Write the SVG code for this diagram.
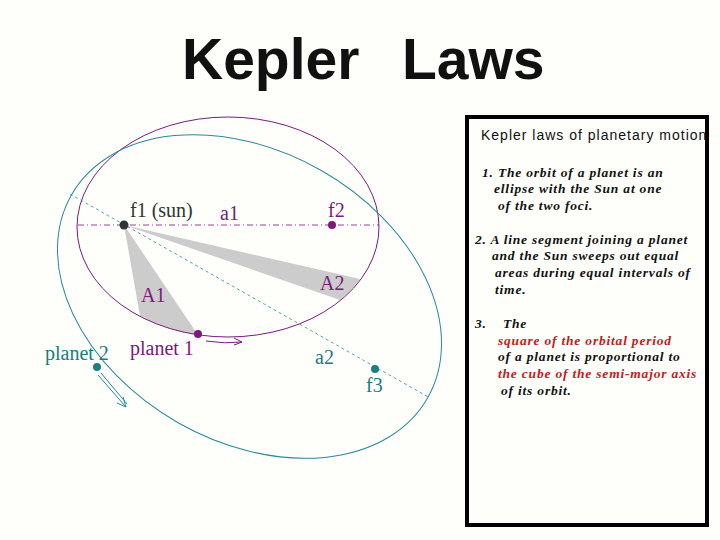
<svg xmlns="http://www.w3.org/2000/svg" width="720" height="540" viewBox="0 0 720 540">
<defs>
<style>
.pu{fill:#7a1a7a;font-family:"Liberation Serif",serif;font-size:20px}
.te{fill:#1a7a80;font-family:"Liberation Serif",serif;font-size:20px}
.it{font-family:"Liberation Serif",serif;font-style:italic;font-weight:bold;font-size:13.5px;letter-spacing:0.8px;fill:#111}
.rd{fill:#c02020}
</style>
<clipPath id="bc"><rect x="469" y="119" width="236" height="404"/></clipPath>
</defs>
<rect width="720" height="540" fill="#fefefa"/>
<g id="title" font-family="Liberation Sans,Arial,sans-serif" font-size="57" font-weight="bold" fill="#111">
<text x="182" y="79">Kepler</text><text x="402" y="79">Laws</text>
</g>
<g id="orbits">
<path d="M124,225 L140,316 A150,110 0 0 0 198,335 Z" fill="#cccccc"/>
<path d="M124,225 L360,279 A150,110 0 0 1 340,300 Z" fill="#cccccc"/>
<ellipse cx="228" cy="227" rx="151" ry="110" fill="none" stroke="#7a1a7a" stroke-width="1"/>
<ellipse cx="249.5" cy="296.5" rx="205" ry="145" transform="rotate(29.7 249.5 296.5)" fill="none" stroke="#2a8a9a" stroke-width="1"/>
<line x1="78" y1="225" x2="379" y2="225" stroke="#7a1a7a" stroke-width="0.8" stroke-dasharray="6,3,1,3"/>
<line x1="70" y1="194" x2="430" y2="398" stroke="#2a8a9a" stroke-width="0.8" stroke-dasharray="3,3"/>
</g>
<g id="connectors">
<path d="M206,341 Q225,344 242,342" fill="none" stroke="#7a1a7a" stroke-width="1"/>
<path d="M234,338 L242,342 L234,345" fill="none" stroke="#7a1a7a" stroke-width="1"/>
<path d="M98,375 L125,406 M101,373 L127,404" fill="none" stroke="#2a8a9a" stroke-width="1"/>
<path d="M117,403 L126,407 L123,397" fill="none" stroke="#2a8a9a" stroke-width="1"/>
</g>
<g id="f1"><circle cx="124" cy="225" r="4.5" fill="#333"/><text x="130" y="217" class="pu" style="fill:#333">f1 (sun)</text></g>
<g id="f2"><circle cx="332" cy="225" r="4" fill="#7a1a7a"/><text x="328" y="217" class="pu">f2</text></g>
<g id="a1"><text x="220" y="220" class="pu">a1</text></g>
<g id="A1"><text x="141" y="302" class="pu">A1</text></g>
<g id="A2"><text x="320" y="290" class="pu">A2</text></g>
<g id="planet1"><circle cx="198" cy="334" r="4" fill="#7a1a7a"/><text x="130" y="355" class="pu">planet 1</text></g>
<g id="planet2"><circle cx="97" cy="367" r="4" fill="#1a8080"/><text x="45" y="360" class="te">planet 2</text></g>
<g id="a2"><text x="315" y="364" class="te">a2</text></g>
<g id="f3"><circle cx="375" cy="369" r="4" fill="#1a8080"/><text x="366" y="392" class="te">f3</text></g>
<g id="box">
<rect x="467" y="117" width="240" height="408" fill="#fefefa" stroke="#000" stroke-width="4"/>
<g clip-path="url(#bc)">
<text x="481" y="140" font-family="Liberation Sans,Arial,sans-serif" font-size="14" letter-spacing="1" fill="#111">Kepler laws of planetary motion</text>
<text class="it"><tspan x="482" y="177">1. The orbit of a planet is an</tspan><tspan x="494" y="193">ellipse with the Sun at one</tspan><tspan x="498" y="210">of the two foci.</tspan>
<tspan x="475" y="244">2.  A line segment joining a planet</tspan><tspan x="492" y="260">and the Sun sweeps out equal</tspan><tspan x="495" y="277">areas during equal intervals of</tspan><tspan x="495" y="294">time.</tspan>
<tspan x="475" y="328">3.</tspan><tspan x="503" y="328">The</tspan><tspan x="498" y="345" class="rd">square of the orbital period</tspan><tspan x="498" y="361">of a planet is proportional to</tspan><tspan x="498" y="378" class="rd">the cube of the semi-major axis</tspan><tspan x="501" y="395">of its orbit.</tspan></text>
</g>
</g>
</svg>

## Exercise directions:
Take the listing above and restate it word for word, without its pictures.

## Output for this task:
Write the SVG code for this diagram.
<svg xmlns="http://www.w3.org/2000/svg" width="720" height="540" viewBox="0 0 720 540">
<defs>
<style>
.pu{fill:#7a1a7a;font-family:"Liberation Serif",serif;font-size:20px}
.te{fill:#1a7a80;font-family:"Liberation Serif",serif;font-size:20px}
.it{font-family:"Liberation Serif",serif;font-style:italic;font-weight:bold;font-size:13.5px;letter-spacing:0.8px;fill:#111}
.rd{fill:#c02020}
</style>
<clipPath id="bc"><rect x="469" y="119" width="236" height="404"/></clipPath>
</defs>
<rect width="720" height="540" fill="#fefefa"/>
<g id="title" font-family="Liberation Sans,Arial,sans-serif" font-size="57" font-weight="bold" fill="#111">
<text x="182" y="79">Kepler</text><text x="402" y="79">Laws</text>
</g>
<g id="orbits">
<path d="M124,225 L140,316 A150,110 0 0 0 198,335 Z" fill="#cccccc"/>
<path d="M124,225 L360,279 A150,110 0 0 1 340,300 Z" fill="#cccccc"/>
<ellipse cx="228" cy="227" rx="151" ry="110" fill="none" stroke="#7a1a7a" stroke-width="1"/>
<ellipse cx="249.5" cy="296.5" rx="205" ry="145" transform="rotate(29.7 249.5 296.5)" fill="none" stroke="#2a8a9a" stroke-width="1"/>
<line x1="78" y1="225" x2="379" y2="225" stroke="#7a1a7a" stroke-width="0.8" stroke-dasharray="6,3,1,3"/>
<line x1="70" y1="194" x2="430" y2="398" stroke="#2a8a9a" stroke-width="0.8" stroke-dasharray="3,3"/>
</g>
<g id="connectors">
<path d="M206,341 Q225,344 242,342" fill="none" stroke="#7a1a7a" stroke-width="1"/>
<path d="M234,338 L242,342 L234,345" fill="none" stroke="#7a1a7a" stroke-width="1"/>
<path d="M98,375 L125,406 M101,373 L127,404" fill="none" stroke="#2a8a9a" stroke-width="1"/>
<path d="M117,403 L126,407 L123,397" fill="none" stroke="#2a8a9a" stroke-width="1"/>
</g>
<g id="f1"><circle cx="124" cy="225" r="4.5" fill="#333"/><text x="130" y="217" class="pu" style="fill:#333">f1 (sun)</text></g>
<g id="f2"><circle cx="332" cy="225" r="4" fill="#7a1a7a"/><text x="328" y="217" class="pu">f2</text></g>
<g id="a1"><text x="220" y="220" class="pu">a1</text></g>
<g id="A1"><text x="141" y="302" class="pu">A1</text></g>
<g id="A2"><text x="320" y="290" class="pu">A2</text></g>
<g id="planet1"><circle cx="198" cy="334" r="4" fill="#7a1a7a"/><text x="130" y="355" class="pu">planet 1</text></g>
<g id="planet2"><circle cx="97" cy="367" r="4" fill="#1a8080"/><text x="45" y="360" class="te">planet 2</text></g>
<g id="a2"><text x="315" y="364" class="te">a2</text></g>
<g id="f3"><circle cx="375" cy="369" r="4" fill="#1a8080"/><text x="366" y="392" class="te">f3</text></g>
<g id="box">
<rect x="467" y="117" width="240" height="408" fill="#fefefa" stroke="#000" stroke-width="4"/>
<g clip-path="url(#bc)">
<text x="481" y="140" font-family="Liberation Sans,Arial,sans-serif" font-size="14" letter-spacing="1" fill="#111">Kepler laws of planetary motion</text>
<text class="it"><tspan x="482" y="177">1. The orbit of a planet is an</tspan><tspan x="494" y="193">ellipse with the Sun at one</tspan><tspan x="498" y="210">of the two foci.</tspan>
<tspan x="475" y="244">2.  A line segment joining a planet</tspan><tspan x="492" y="260">and the Sun sweeps out equal</tspan><tspan x="495" y="277">areas during equal intervals of</tspan><tspan x="495" y="294">time.</tspan>
<tspan x="475" y="328">3.</tspan><tspan x="503" y="328">The</tspan><tspan x="498" y="345" class="rd">square of the orbital period</tspan><tspan x="498" y="361">of a planet is proportional to</tspan><tspan x="498" y="378" class="rd">the cube of the semi-major axis</tspan><tspan x="501" y="395">of its orbit.</tspan></text>
</g>
</g>
</svg>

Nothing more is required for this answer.